WRITTEN INSTRUCTION:
Pictures stay out of the copy; restate everything else in the material exactly.

start RECORDED INFORMATION

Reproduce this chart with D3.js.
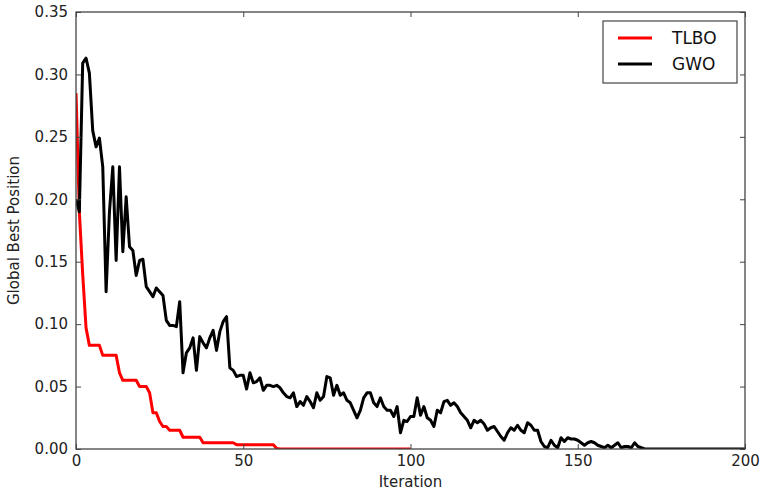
<!DOCTYPE html>
<html>
<head>
<meta charset="utf-8">
<script src="https://cdn.jsdelivr.net/npm/d3@7"></script>
<style>
  body { margin: 0; background: #fff; }
  svg { display: block; }
  text { font-family: "DejaVu Sans", sans-serif; }
</style>
</head>
<body>
<script>
// iterations 0..200 for GWO, 0..100 for TLBO
const gwo = [
  0.20, 0.19, 0.309, 0.313, 0.301, 0.255, 0.242, 0.249, 0.226, 0.126,
  0.19, 0.226, 0.151, 0.226, 0.158, 0.202, 0.162, 0.159, 0.139, 0.151,
  0.152, 0.130, 0.126, 0.122, 0.129, 0.126, 0.123, 0.103, 0.099, 0.099,
  0.098, 0.118, 0.061, 0.077, 0.081, 0.089, 0.063, 0.090, 0.085, 0.081,
  0.089, 0.095, 0.079, 0.094, 0.102, 0.106, 0.065, 0.063, 0.058, 0.059,
  0.059, 0.048, 0.061, 0.053, 0.054, 0.057, 0.047, 0.051, 0.051, 0.050,
  0.051, 0.049, 0.045, 0.042, 0.041, 0.045, 0.034, 0.038, 0.035, 0.042,
  0.038, 0.033, 0.045, 0.039, 0.042, 0.058, 0.057, 0.043, 0.051, 0.043,
  0.045, 0.039, 0.037, 0.031, 0.025, 0.031, 0.041, 0.045, 0.045, 0.037,
  0.034, 0.041, 0.034, 0.031, 0.031, 0.026, 0.034, 0.013, 0.023, 0.022,
  0.026, 0.026, 0.041, 0.027, 0.034, 0.025, 0.023, 0.018, 0.031, 0.029,
  0.038, 0.039, 0.035, 0.037, 0.034, 0.029, 0.026, 0.023, 0.017, 0.023,
  0.021, 0.023, 0.020, 0.015, 0.017, 0.018, 0.014, 0.010, 0.007, 0.013,
  0.017, 0.015, 0.019, 0.015, 0.013, 0.021, 0.019, 0.015, 0.015, 0.006,
  0.002, 0.001, 0.007, 0.003, 0.001, 0.009, 0.006, 0.009, 0.008, 0.008,
  0.007, 0.005, 0.003, 0.005, 0.006, 0.005, 0.003, 0.002, 0.001, 0.003,
  0.001, 0.003, 0.005, 0.001, 0.002, 0.002, 0.001, 0.005, 0.002, 0.001,
  0, 0, 0, 0, 0, 0, 0, 0, 0, 0,
  0, 0, 0, 0, 0, 0, 0, 0, 0, 0,
  0, 0, 0, 0, 0, 0, 0, 0, 0, 0,
  0
];

const tlbo = [
  0.285, 0.19, 0.14, 0.097, 0.083, 0.083, 0.083, 0.083, 0.075, 0.075,
  0.075, 0.075, 0.075, 0.061, 0.055, 0.055, 0.055, 0.055, 0.055, 0.050,
  0.050, 0.050, 0.045, 0.029, 0.029, 0.022, 0.018, 0.018, 0.015, 0.015,
  0.015, 0.015, 0.0094, 0.0094, 0.0094, 0.0094, 0.0094, 0.0094, 0.005, 0.005,
  0.005, 0.005, 0.005, 0.005, 0.005, 0.005, 0.005, 0.005, 0.0035, 0.0035,
  0.0035, 0.0035, 0.0035, 0.0035, 0.0035, 0.0035, 0.0035, 0.0035, 0.0035, 0.0035,
  0.0005, 0, 0, 0, 0, 0, 0, 0, 0, 0,
  0, 0, 0, 0, 0, 0, 0, 0, 0, 0,
  0, 0, 0, 0, 0, 0, 0, 0, 0, 0,
  0, 0, 0, 0, 0, 0, 0, 0, 0, 0,
  0
];

const seriesNames = ["TLBO", "GWO"];
const seriesColors = ["#ff0000", "#000000"];
const xTicks = [0, 50, 100, 150, 200];
const yTicks = [0, 0.05, 0.10, 0.15, 0.20, 0.25, 0.30, 0.35];

const width = 763, height = 491;
const margin = {left: 76, right: 18, top: 12, bottom: 42};

const svg = d3.select("body").append("svg")
  .attr("width", width)
  .attr("height", height);

const x = d3.scaleLinear().domain([0, 200]).range([margin.left, width - margin.right]);
const y = d3.scaleLinear().domain([0, 0.35]).range([height - margin.bottom, margin.top]);

const line = d3.line()
  .x((d, i) => x(i))
  .y(d => y(d));

// clip so lines on the axis stay inside
svg.append("clipPath").attr("id", "clip")
  .append("rect")
  .attr("x", margin.left).attr("y", margin.top)
  .attr("width", x(200) - x(0)).attr("height", y(0) - y(0.35));

const plot = svg.append("g").attr("clip-path", "url(#clip)");

// TLBO first, GWO drawn over it
[tlbo, gwo].forEach((s, i) => {
  plot.append("path")
    .datum(s)
    .attr("d", line)
    .attr("fill", "none")
    .attr("stroke", seriesColors[i])
    .attr("stroke-width", 3)
    .attr("stroke-linejoin", "round");
});

// frame
svg.append("rect")
  .attr("x", x(0)).attr("y", y(0.35))
  .attr("width", x(200) - x(0)).attr("height", y(0) - y(0.35))
  .attr("fill", "none")
  .attr("stroke", "#444")
  .attr("stroke-width", 1.3);

const fmtY = d3.format(".2f");

const xAxis = svg.append("g")
  .attr("transform", `translate(0,${y(0)})`)
  .call(d3.axisBottom(x).tickValues(xTicks).tickSize(-5).tickPadding(6));
const xTop = svg.append("g")
  .attr("transform", `translate(0,${y(0.35)})`)
  .call(d3.axisTop(x).tickValues(xTicks).tickSize(-5).tickFormat(""));
const yAxis = svg.append("g")
  .attr("transform", `translate(${x(0)},0)`)
  .call(d3.axisLeft(y).tickValues(yTicks).tickFormat(fmtY).tickSize(-5).tickPadding(8));
const yRight = svg.append("g")
  .attr("transform", `translate(${x(200)},0)`)
  .call(d3.axisRight(y).tickValues(yTicks).tickSize(-5).tickFormat(""));

[xAxis, xTop, yAxis, yRight].forEach(g => {
  g.select(".domain").remove();
  g.selectAll(".tick line").attr("stroke", "#444");
  g.selectAll("text")
    .attr("font-size", 15)
    .attr("fill", "#222")
    .style("font-family", "DejaVu Sans");
});

svg.append("text")
  .attr("x", (x(0) + x(200)) / 2)
  .attr("y", 487)
  .attr("text-anchor", "middle")
  .attr("font-size", 15)
  .attr("fill", "#222")
  .text("Iteration");

svg.append("text")
  .attr("transform", `translate(19,${(y(0) + y(0.35)) / 2}) rotate(-90)`)
  .attr("text-anchor", "middle")
  .attr("font-size", 15)
  .attr("fill", "#222")
  .text("Global Best Position");

// legend
const legend = svg.append("g").attr("transform", "translate(603,21)");
legend.append("rect")
  .attr("width", 134).attr("height", 62)
  .attr("fill", "#fff")
  .attr("stroke", "#444")
  .attr("stroke-width", 1.2);

seriesNames.forEach((name, i) => {
  const yy = 17 + i * 26;
  legend.append("line")
    .attr("x1", 15).attr("x2", 49)
    .attr("y1", yy).attr("y2", yy)
    .attr("stroke", seriesColors[i])
    .attr("stroke-width", 3);
  legend.append("text")
    .attr("x", 69).attr("y", yy + 6)
    .attr("font-size", 17)
    .attr("fill", "#111")
    .text(name);
});
</script>
</body>
</html>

end RECORDED INFORMATION

EXERCISE ANSWER:
Reproduce this chart with D3.js.
<!DOCTYPE html>
<html>
<head>
<meta charset="utf-8">
<script src="https://cdn.jsdelivr.net/npm/d3@7"></script>
<style>
  body { margin: 0; background: #fff; }
  svg { display: block; }
  text { font-family: "DejaVu Sans", sans-serif; }
</style>
</head>
<body>
<script>
// iterations 0..200 for GWO, 0..100 for TLBO
const gwo = [
  0.20, 0.19, 0.309, 0.313, 0.301, 0.255, 0.242, 0.249, 0.226, 0.126,
  0.19, 0.226, 0.151, 0.226, 0.158, 0.202, 0.162, 0.159, 0.139, 0.151,
  0.152, 0.130, 0.126, 0.122, 0.129, 0.126, 0.123, 0.103, 0.099, 0.099,
  0.098, 0.118, 0.061, 0.077, 0.081, 0.089, 0.063, 0.090, 0.085, 0.081,
  0.089, 0.095, 0.079, 0.094, 0.102, 0.106, 0.065, 0.063, 0.058, 0.059,
  0.059, 0.048, 0.061, 0.053, 0.054, 0.057, 0.047, 0.051, 0.051, 0.050,
  0.051, 0.049, 0.045, 0.042, 0.041, 0.045, 0.034, 0.038, 0.035, 0.042,
  0.038, 0.033, 0.045, 0.039, 0.042, 0.058, 0.057, 0.043, 0.051, 0.043,
  0.045, 0.039, 0.037, 0.031, 0.025, 0.031, 0.041, 0.045, 0.045, 0.037,
  0.034, 0.041, 0.034, 0.031, 0.031, 0.026, 0.034, 0.013, 0.023, 0.022,
  0.026, 0.026, 0.041, 0.027, 0.034, 0.025, 0.023, 0.018, 0.031, 0.029,
  0.038, 0.039, 0.035, 0.037, 0.034, 0.029, 0.026, 0.023, 0.017, 0.023,
  0.021, 0.023, 0.020, 0.015, 0.017, 0.018, 0.014, 0.010, 0.007, 0.013,
  0.017, 0.015, 0.019, 0.015, 0.013, 0.021, 0.019, 0.015, 0.015, 0.006,
  0.002, 0.001, 0.007, 0.003, 0.001, 0.009, 0.006, 0.009, 0.008, 0.008,
  0.007, 0.005, 0.003, 0.005, 0.006, 0.005, 0.003, 0.002, 0.001, 0.003,
  0.001, 0.003, 0.005, 0.001, 0.002, 0.002, 0.001, 0.005, 0.002, 0.001,
  0, 0, 0, 0, 0, 0, 0, 0, 0, 0,
  0, 0, 0, 0, 0, 0, 0, 0, 0, 0,
  0, 0, 0, 0, 0, 0, 0, 0, 0, 0,
  0
];

const tlbo = [
  0.285, 0.19, 0.14, 0.097, 0.083, 0.083, 0.083, 0.083, 0.075, 0.075,
  0.075, 0.075, 0.075, 0.061, 0.055, 0.055, 0.055, 0.055, 0.055, 0.050,
  0.050, 0.050, 0.045, 0.029, 0.029, 0.022, 0.018, 0.018, 0.015, 0.015,
  0.015, 0.015, 0.0094, 0.0094, 0.0094, 0.0094, 0.0094, 0.0094, 0.005, 0.005,
  0.005, 0.005, 0.005, 0.005, 0.005, 0.005, 0.005, 0.005, 0.0035, 0.0035,
  0.0035, 0.0035, 0.0035, 0.0035, 0.0035, 0.0035, 0.0035, 0.0035, 0.0035, 0.0035,
  0.0005, 0, 0, 0, 0, 0, 0, 0, 0, 0,
  0, 0, 0, 0, 0, 0, 0, 0, 0, 0,
  0, 0, 0, 0, 0, 0, 0, 0, 0, 0,
  0, 0, 0, 0, 0, 0, 0, 0, 0, 0,
  0
];

const seriesNames = ["TLBO", "GWO"];
const seriesColors = ["#ff0000", "#000000"];
const xTicks = [0, 50, 100, 150, 200];
const yTicks = [0, 0.05, 0.10, 0.15, 0.20, 0.25, 0.30, 0.35];

const width = 763, height = 491;
const margin = {left: 76, right: 18, top: 12, bottom: 42};

const svg = d3.select("body").append("svg")
  .attr("width", width)
  .attr("height", height);

const x = d3.scaleLinear().domain([0, 200]).range([margin.left, width - margin.right]);
const y = d3.scaleLinear().domain([0, 0.35]).range([height - margin.bottom, margin.top]);

const line = d3.line()
  .x((d, i) => x(i))
  .y(d => y(d));

// clip so lines on the axis stay inside
svg.append("clipPath").attr("id", "clip")
  .append("rect")
  .attr("x", margin.left).attr("y", margin.top)
  .attr("width", x(200) - x(0)).attr("height", y(0) - y(0.35));

const plot = svg.append("g").attr("clip-path", "url(#clip)");

// TLBO first, GWO drawn over it
[tlbo, gwo].forEach((s, i) => {
  plot.append("path")
    .datum(s)
    .attr("d", line)
    .attr("fill", "none")
    .attr("stroke", seriesColors[i])
    .attr("stroke-width", 3)
    .attr("stroke-linejoin", "round");
});

// frame
svg.append("rect")
  .attr("x", x(0)).attr("y", y(0.35))
  .attr("width", x(200) - x(0)).attr("height", y(0) - y(0.35))
  .attr("fill", "none")
  .attr("stroke", "#444")
  .attr("stroke-width", 1.3);

const fmtY = d3.format(".2f");

const xAxis = svg.append("g")
  .attr("transform", `translate(0,${y(0)})`)
  .call(d3.axisBottom(x).tickValues(xTicks).tickSize(-5).tickPadding(6));
const xTop = svg.append("g")
  .attr("transform", `translate(0,${y(0.35)})`)
  .call(d3.axisTop(x).tickValues(xTicks).tickSize(-5).tickFormat(""));
const yAxis = svg.append("g")
  .attr("transform", `translate(${x(0)},0)`)
  .call(d3.axisLeft(y).tickValues(yTicks).tickFormat(fmtY).tickSize(-5).tickPadding(8));
const yRight = svg.append("g")
  .attr("transform", `translate(${x(200)},0)`)
  .call(d3.axisRight(y).tickValues(yTicks).tickSize(-5).tickFormat(""));

[xAxis, xTop, yAxis, yRight].forEach(g => {
  g.select(".domain").remove();
  g.selectAll(".tick line").attr("stroke", "#444");
  g.selectAll("text")
    .attr("font-size", 15)
    .attr("fill", "#222")
    .style("font-family", "DejaVu Sans");
});

svg.append("text")
  .attr("x", (x(0) + x(200)) / 2)
  .attr("y", 487)
  .attr("text-anchor", "middle")
  .attr("font-size", 15)
  .attr("fill", "#222")
  .text("Iteration");

svg.append("text")
  .attr("transform", `translate(19,${(y(0) + y(0.35)) / 2}) rotate(-90)`)
  .attr("text-anchor", "middle")
  .attr("font-size", 15)
  .attr("fill", "#222")
  .text("Global Best Position");

// legend
const legend = svg.append("g").attr("transform", "translate(603,21)");
legend.append("rect")
  .attr("width", 134).attr("height", 62)
  .attr("fill", "#fff")
  .attr("stroke", "#444")
  .attr("stroke-width", 1.2);

seriesNames.forEach((name, i) => {
  const yy = 17 + i * 26;
  legend.append("line")
    .attr("x1", 15).attr("x2", 49)
    .attr("y1", yy).attr("y2", yy)
    .attr("stroke", seriesColors[i])
    .attr("stroke-width", 3);
  legend.append("text")
    .attr("x", 69).attr("y", yy + 6)
    .attr("font-size", 17)
    .attr("fill", "#111")
    .text(name);
});
</script>
</body>
</html>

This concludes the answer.